-- SHORT TASK --
Only lines with the string "LaTeX" matter here; gather them from the material below.

**********

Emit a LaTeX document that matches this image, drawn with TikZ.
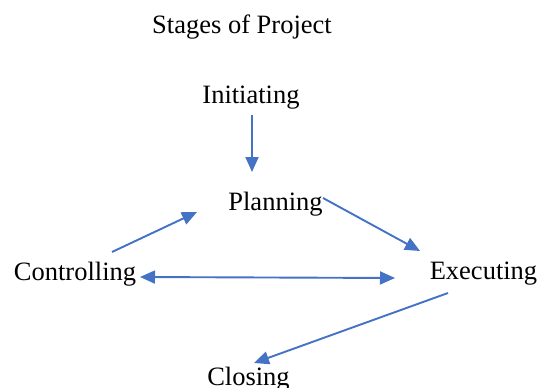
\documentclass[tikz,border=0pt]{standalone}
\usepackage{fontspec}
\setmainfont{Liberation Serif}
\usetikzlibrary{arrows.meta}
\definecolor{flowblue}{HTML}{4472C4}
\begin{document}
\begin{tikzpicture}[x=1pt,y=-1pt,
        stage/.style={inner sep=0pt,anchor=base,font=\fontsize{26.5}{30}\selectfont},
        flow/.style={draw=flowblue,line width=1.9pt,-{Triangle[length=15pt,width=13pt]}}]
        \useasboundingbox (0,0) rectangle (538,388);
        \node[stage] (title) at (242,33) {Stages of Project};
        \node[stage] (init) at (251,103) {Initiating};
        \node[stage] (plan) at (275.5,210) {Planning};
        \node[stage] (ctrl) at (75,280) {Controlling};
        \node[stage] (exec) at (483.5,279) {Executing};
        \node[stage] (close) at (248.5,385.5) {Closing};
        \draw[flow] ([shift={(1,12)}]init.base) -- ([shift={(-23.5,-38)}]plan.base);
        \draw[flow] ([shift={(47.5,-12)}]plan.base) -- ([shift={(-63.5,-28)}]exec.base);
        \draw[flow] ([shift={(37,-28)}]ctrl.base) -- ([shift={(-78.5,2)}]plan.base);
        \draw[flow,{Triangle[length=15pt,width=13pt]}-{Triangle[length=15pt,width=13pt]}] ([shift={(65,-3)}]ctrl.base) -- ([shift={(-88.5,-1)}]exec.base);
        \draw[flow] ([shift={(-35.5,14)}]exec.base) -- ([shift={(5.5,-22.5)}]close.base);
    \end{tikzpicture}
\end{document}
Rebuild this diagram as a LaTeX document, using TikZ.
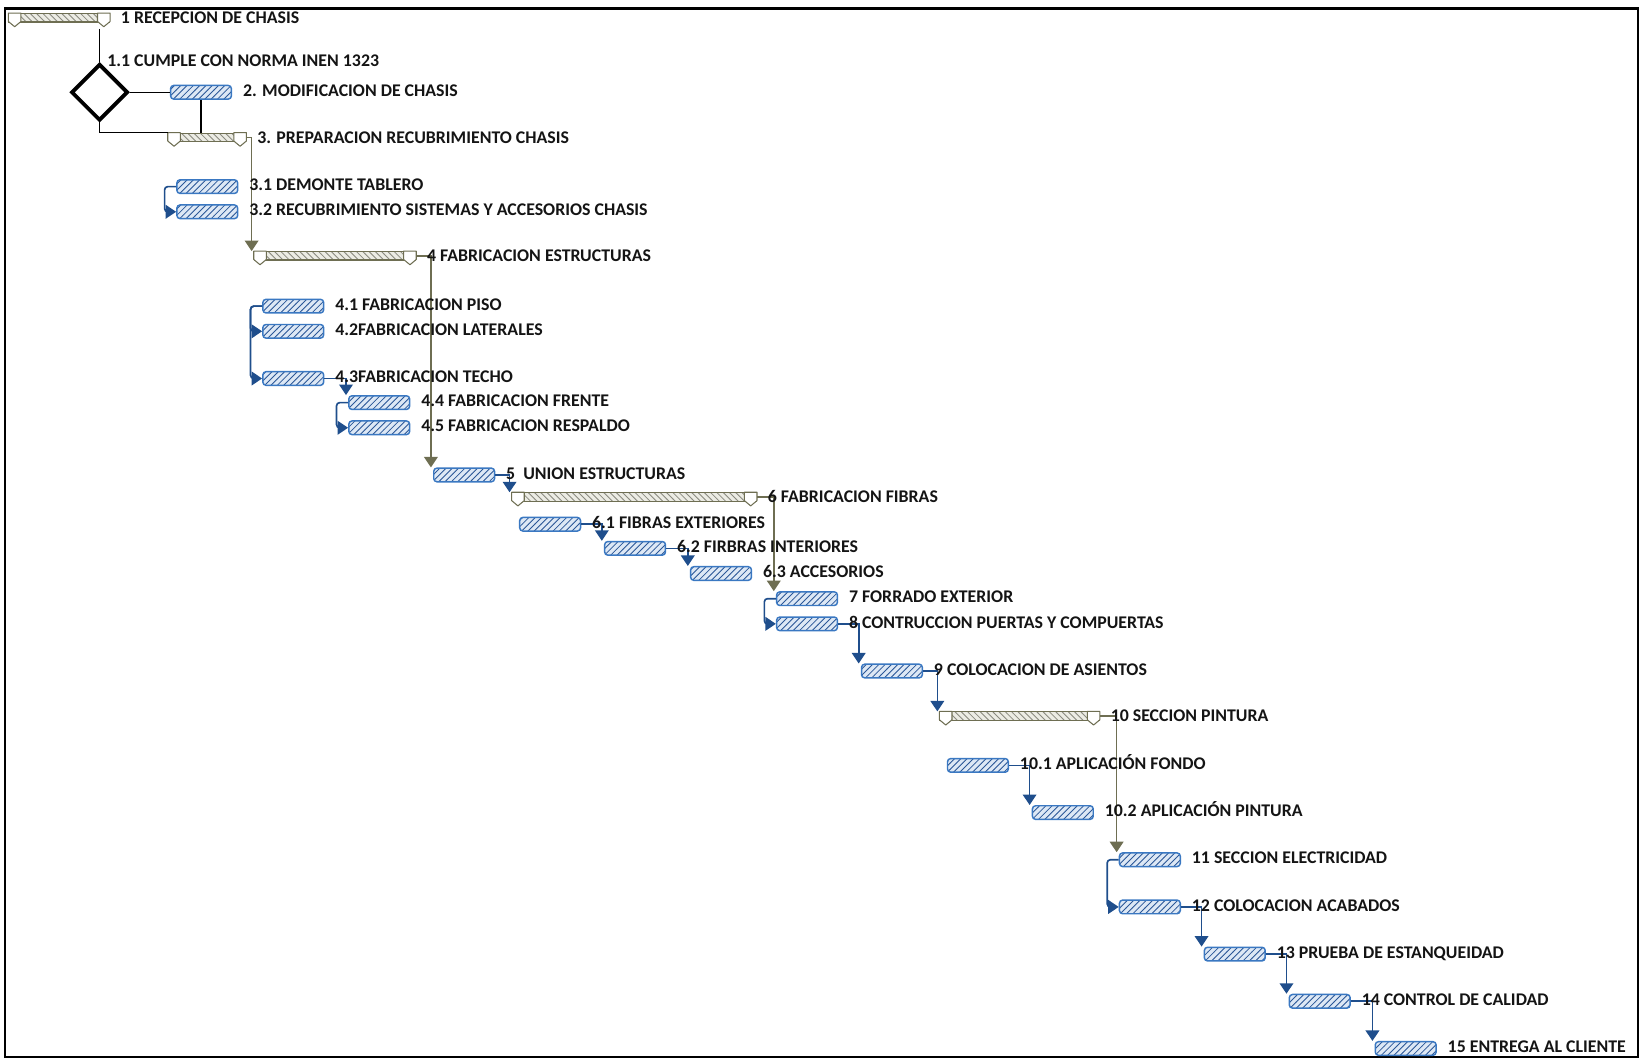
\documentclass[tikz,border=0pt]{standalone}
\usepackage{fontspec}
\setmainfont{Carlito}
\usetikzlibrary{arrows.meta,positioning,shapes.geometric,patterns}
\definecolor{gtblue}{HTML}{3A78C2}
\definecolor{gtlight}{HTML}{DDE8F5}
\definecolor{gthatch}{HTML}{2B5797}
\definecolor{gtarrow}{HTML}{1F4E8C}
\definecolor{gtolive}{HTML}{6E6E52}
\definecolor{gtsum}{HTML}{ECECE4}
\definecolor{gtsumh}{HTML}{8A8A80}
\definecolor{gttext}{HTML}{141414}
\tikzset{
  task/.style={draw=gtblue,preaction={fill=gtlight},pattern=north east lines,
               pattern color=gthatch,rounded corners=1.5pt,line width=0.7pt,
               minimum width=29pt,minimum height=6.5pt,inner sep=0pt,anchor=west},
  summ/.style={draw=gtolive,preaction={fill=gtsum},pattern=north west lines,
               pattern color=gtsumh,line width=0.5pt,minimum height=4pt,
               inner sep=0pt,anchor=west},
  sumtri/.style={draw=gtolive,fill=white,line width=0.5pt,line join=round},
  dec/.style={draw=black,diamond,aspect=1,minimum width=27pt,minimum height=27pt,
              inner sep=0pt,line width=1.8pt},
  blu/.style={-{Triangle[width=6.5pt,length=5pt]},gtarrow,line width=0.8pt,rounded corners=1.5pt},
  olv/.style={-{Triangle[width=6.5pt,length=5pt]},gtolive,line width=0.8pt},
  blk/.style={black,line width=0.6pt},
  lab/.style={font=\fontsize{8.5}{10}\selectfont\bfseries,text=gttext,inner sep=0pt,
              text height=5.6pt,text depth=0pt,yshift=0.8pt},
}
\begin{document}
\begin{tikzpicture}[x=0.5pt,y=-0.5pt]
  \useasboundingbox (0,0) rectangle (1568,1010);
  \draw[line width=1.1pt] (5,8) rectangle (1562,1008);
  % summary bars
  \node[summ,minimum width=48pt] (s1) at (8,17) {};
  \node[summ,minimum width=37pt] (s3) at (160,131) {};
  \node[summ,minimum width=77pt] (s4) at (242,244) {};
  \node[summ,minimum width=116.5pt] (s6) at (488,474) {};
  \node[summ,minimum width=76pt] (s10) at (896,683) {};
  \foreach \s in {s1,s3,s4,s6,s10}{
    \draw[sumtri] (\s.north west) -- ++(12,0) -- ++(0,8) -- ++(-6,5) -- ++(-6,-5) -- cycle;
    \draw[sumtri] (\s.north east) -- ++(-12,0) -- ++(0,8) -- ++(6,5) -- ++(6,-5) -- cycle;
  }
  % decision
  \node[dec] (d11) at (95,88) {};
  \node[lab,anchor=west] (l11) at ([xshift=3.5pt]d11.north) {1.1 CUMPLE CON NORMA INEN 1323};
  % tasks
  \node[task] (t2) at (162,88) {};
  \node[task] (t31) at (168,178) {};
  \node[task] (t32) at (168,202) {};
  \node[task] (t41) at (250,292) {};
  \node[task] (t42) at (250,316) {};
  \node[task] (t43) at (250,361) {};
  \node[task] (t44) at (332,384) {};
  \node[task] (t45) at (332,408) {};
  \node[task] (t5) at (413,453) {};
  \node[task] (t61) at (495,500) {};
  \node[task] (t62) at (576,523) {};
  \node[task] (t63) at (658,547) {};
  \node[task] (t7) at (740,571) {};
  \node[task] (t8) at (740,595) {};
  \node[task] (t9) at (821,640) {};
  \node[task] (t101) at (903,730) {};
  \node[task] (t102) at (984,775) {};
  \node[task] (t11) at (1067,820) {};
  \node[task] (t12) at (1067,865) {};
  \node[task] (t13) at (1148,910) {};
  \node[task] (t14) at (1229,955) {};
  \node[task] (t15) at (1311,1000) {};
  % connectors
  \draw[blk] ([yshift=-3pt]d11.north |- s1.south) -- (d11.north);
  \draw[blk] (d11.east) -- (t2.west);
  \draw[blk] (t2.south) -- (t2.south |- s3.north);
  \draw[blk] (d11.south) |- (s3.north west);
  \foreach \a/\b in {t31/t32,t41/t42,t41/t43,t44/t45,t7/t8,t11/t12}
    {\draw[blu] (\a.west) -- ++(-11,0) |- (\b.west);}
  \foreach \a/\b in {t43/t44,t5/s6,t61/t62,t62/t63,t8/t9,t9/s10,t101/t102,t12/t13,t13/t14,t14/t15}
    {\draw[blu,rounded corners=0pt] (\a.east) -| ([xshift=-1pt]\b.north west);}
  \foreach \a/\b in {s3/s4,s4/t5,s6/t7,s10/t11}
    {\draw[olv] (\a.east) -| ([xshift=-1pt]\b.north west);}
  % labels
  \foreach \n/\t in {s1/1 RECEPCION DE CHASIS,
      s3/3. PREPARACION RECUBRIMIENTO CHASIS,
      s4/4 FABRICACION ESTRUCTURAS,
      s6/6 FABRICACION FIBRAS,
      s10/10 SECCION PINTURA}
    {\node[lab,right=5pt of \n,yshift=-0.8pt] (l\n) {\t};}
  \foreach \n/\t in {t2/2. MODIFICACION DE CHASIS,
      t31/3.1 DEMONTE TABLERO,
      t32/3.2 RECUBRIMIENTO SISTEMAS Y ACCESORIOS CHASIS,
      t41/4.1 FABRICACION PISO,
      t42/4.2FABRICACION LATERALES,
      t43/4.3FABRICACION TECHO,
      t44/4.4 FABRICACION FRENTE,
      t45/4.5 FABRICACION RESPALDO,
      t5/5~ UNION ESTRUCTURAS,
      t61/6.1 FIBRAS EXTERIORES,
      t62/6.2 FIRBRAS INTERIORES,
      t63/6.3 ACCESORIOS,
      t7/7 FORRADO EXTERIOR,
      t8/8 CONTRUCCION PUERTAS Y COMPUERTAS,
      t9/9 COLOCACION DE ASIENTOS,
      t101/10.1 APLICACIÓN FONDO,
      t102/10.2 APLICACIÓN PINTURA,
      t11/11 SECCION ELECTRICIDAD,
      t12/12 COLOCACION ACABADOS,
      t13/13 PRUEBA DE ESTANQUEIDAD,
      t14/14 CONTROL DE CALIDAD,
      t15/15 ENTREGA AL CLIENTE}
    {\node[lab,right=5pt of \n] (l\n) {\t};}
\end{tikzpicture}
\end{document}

**********

-- EXERCISE OUTPUT --
Emit a LaTeX document that matches this image, drawn with TikZ.
Rebuild this diagram as a LaTeX document, using TikZ.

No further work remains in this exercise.